Las Vegas Sun

March 28, 2024

Tough for Golden Knights to turn page, knowing team was built for deep run

0423_AP_VGKSharks

Jeff Chiu/AP

Vegas Golden Knights center William Karlsson, center, is congratulated by teammates after scoring a goal against the San Jose Sharks during the first period of Game 7 of an NHL hockey first-round playoff series in San Jose, Calif., Tuesday, April 23, 2019.

Days later, the Game 7 loss still stings — will for a long time, actually.

Golden Knights coach Gerard Gallant, even with time to digest Tuesday’s improbable loss, reaffirmed his sentiments from after the tough-to-stomach playoff exit: It was harder to lose in San Jose than it was falling in last year’s Stanley Cup Final. Vegas was on the wrong end of a controversial major penalty resulting in a five-minute power play for the Sharks, who flipped a three-goal deficit with less than 10 minutes to play into a lead.
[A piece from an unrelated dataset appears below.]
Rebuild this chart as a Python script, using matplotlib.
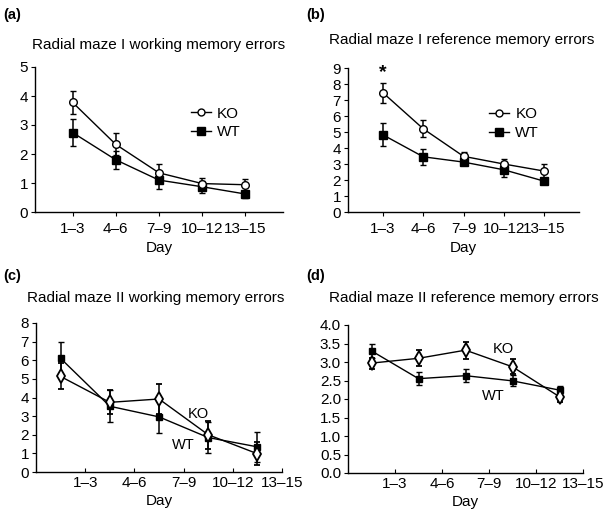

It’s the way they lost, yes.

But it is also what the loss deprived the Golden Knights of achieving. They were a team built to win it all had they gotten past the Sharks. And they knew it.
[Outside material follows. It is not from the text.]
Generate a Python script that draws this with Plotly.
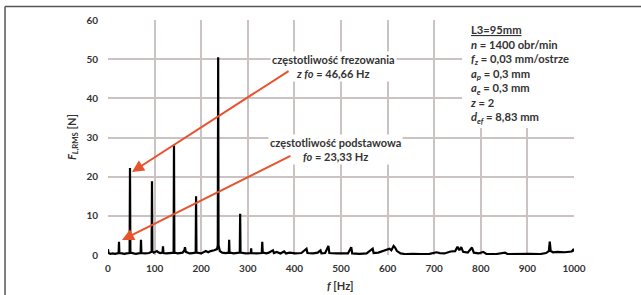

“We still felt like we could have won the Stanley Cup this year,” forward Mark Stone said. “We have an awesome team — we feel like we’re a contender.”

The mood of the Golden Knights’ players was grim on Thursday for their locker clean-out, with the feeling of regret and disbelief still palpable. To a man, they weren’t ready to start the offseason, knowing they should have been preparing for the second round of the playoffs, and not making summer plans.

The path to the finals was there.

Vegas would have had home ice against the Colorado Avalanche in the second round, where another series win would have put them halfway to the Cup. And the top seeds in the Central Division both lost in the first round, as did both of the Eastern Conference’s division champs, opening the door for a lower seed like Vegas to swoop in and make a run.

Moneypuck.com gave Vegas a 20.3 percent chance of winning the Cup before Game 6, by far the best of any team in the league. San Jose was arguably the toughest draw for the Golden Knights, and they still outscored the Sharks in the series and had a 3-1 series lead before coming up short.

“You’re thinking for sure you’re going to be into the next round, just to lose in the game, we obviously feel that we deserve better and we feel that we played well enough to win the series. This is a group that could have gone very far and contended,” forward Max Pacioretty said.

This year’s team was vastly different from last year’s Western Conference champion, which had more regular season success and a higher playoff seed. Last year’s team had the Golden Misfits mentality, and this year’s had the mindset of unfinished business. This year’s team also had star power.

“The way things were falling into place and the way things were working out, we had a road to get to the Stanley Cup,” Vegas owner Bill Foley said. “After the San Jose series, had we been successful, we would have been odds-on favored to win the Stanley Cup.

“I felt our team was a better team overall this year than it was a year ago, and I believe we’ll be a better team next year than we are right now.”

It’s going to hurt for awhile that the Golden Knights lost the first Game 7 in their history, and it hurts even more that they lost in part because of a call for which the NHL apologized.

But, as players said on Thursday, it hurts the most that a team had the talent to play deep into June had its exit interviews in April.